Le changement climatique mettra-t-il fin aux cycles de température des importants courants côtiers d’El Niño et de La Niña ?
Au cours des 11 000 dernières années, le sud de l’océan Pacifique a connu des cycles entre le climat chaud du courant côtier El Niño et le froid de La Niña, influençant le climat des deux côtés de l’océan. Mais une nouvelle modélisation suggère que ces cycles pourraient être interrompus à mesure que la planète se réchauffe sous l’effet du changement climatique induit par l’humain.
Image d’entête : températures de surface de l’océan simulées à une résolution sans précédent à l’aide d’un modèle couplé atmosphère-océan. La vaste structure froide ondulée dans le Pacifique équatorial correspond à une onde d’instabilité tropicale. Les simulations ont été effectuées sur le superordinateur Aleph de l’IBS/ICCP. (IBS/ ICCP)
Une équipe internationale a utilisé l’un des superordinateurs les plus rapides de Corée du Sud (Aleph) pour créer une série de simulations de modèles climatiques mondiaux. Ces simulations avaient une résolution spatiale sans précédent, de 10 km pour l’océan et de 25 km pour l’atmosphère, permettant de saisir des processus climatiques à petite échelle comme les cyclones tropicaux et l’instabilité des ondes.
Selon le coauteur Sun-Seon Lee, du Centre IBS (Institute for Basic Science) de physique climatique (ICCP) de l’université nationale de Pusan, en Corée du Sud :
Notre superordinateur a fonctionné sans interruption pendant plus d’un an pour réaliser une série de simulations sur un siècle couvrant le climat actuel et deux niveaux différents de réchauffement de la planète. Le modèle a généré deux quadrillions d’octets de données, soit suffisamment pour remplir environ 2 000 disques durs.
Les simulations ajoutent un élément nouveau au vieux mystère que constitue la manière dont les phénomènes El Niño et La Niña (communément appelés El Niño – Oscillation australe, ou ENSO) seront affectés par le changement climatique.
Selon Axel Timmermann, directeur du ICCP :
Deux générations de climatologues se sont penchées sur cette question en utilisant des modèles climatiques plus ou moins complexes. Certains modèles ont simulé des oscillations plus faibles, d’autres ont prédit des oscillations de température plus importantes dans le Pacifique oriental dans un futur climat plus chaud. Le jury n’a pas encore tranché.

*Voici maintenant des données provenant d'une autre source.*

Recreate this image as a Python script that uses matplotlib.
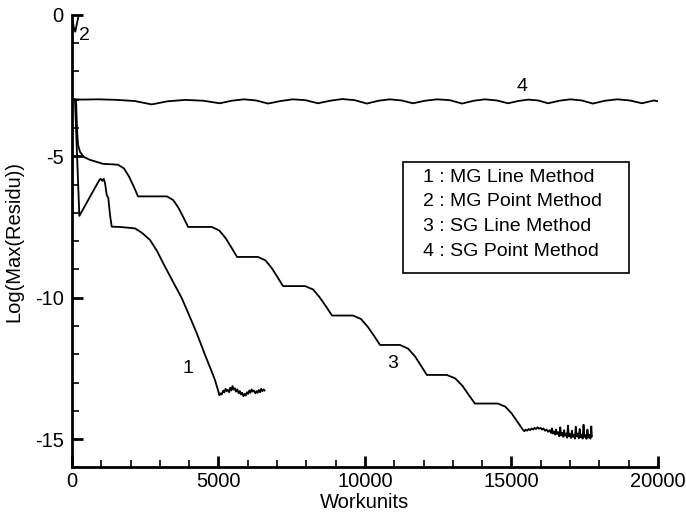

Il note que la plupart de ces précédents modèles ont toujours produit des températures dans le Pacifique équatorial qui étaient plus froides que celles observées.
Toujours selon Timmermann :
Cela les empêchait de représenter correctement l’équilibre délicat entre les processus de rétroaction positive et négative qui sont importants dans le cycle ENSO.
Le nouveau modèle s’attaque à ces anomalies de température et conclut que l’augmentation des concentrations de CO2 affaiblira l’intensité du cycle de température ENSO.
Le mécanisme ? En raison de l’évaporation de l’eau, les futurs épisodes El Niño perdront plus rapidement de la chaleur dans l’atmosphère. De plus, à l’avenir, la différence de température entre le Pacifique tropical oriental et occidental sera réduite, ce qui diminuera l’apparition de températures extrêmes au cours du cycle ENSO.
Mais les nouvelles simulations montrent également la structure détaillée des ondes d’instabilité tropicales qui accélèrent généralement la fin d’un événement La Niña : elles devraient s’affaiblir, ce qui contrebalancerait partiellement les deux facteurs ci-dessus.
Selon Malte Stuecker, coauteur à l’Université d’Hawaii à Mānoa :
Il existe un tiraillement entre les rétroactions positives et négatives dans le système ENSO, qui bascule du côté négatif dans un climat plus chaud. Cela signifie que les futurs événements El Niño et La Niña ne peuvent plus développer leur pleine amplitude.
Cependant, même si ce modèle prévoit un affaiblissement sur le long terme du cycle ENSO, les chercheurs affirment que les extrêmes pluviométriques liés à El Niño et La Niña continueront d’augmenter dans les années à venir.
Mais ce modèle est loin d’être le seul à aborder ces questions.
Au début du mois, un scientifique australien, Wenju Cai, du Centre de recherche sur les océans de l’hémisphère sud du CSIRO, a publié une étude qui passe en revue 50 modèles récents. Dans l’ensemble, ils ont montré que les événements El Niño et La Niña devraient augmenter en fréquence et en intensité en raison du changement climatique.
L’étude publiée dans Nature Climate Change : Future high-resolution El Niño/Southern Oscillation dynamics et présentée sur le site de l’Institute for Basic Science : Fewer El Niño and La Niña events in a warmer world.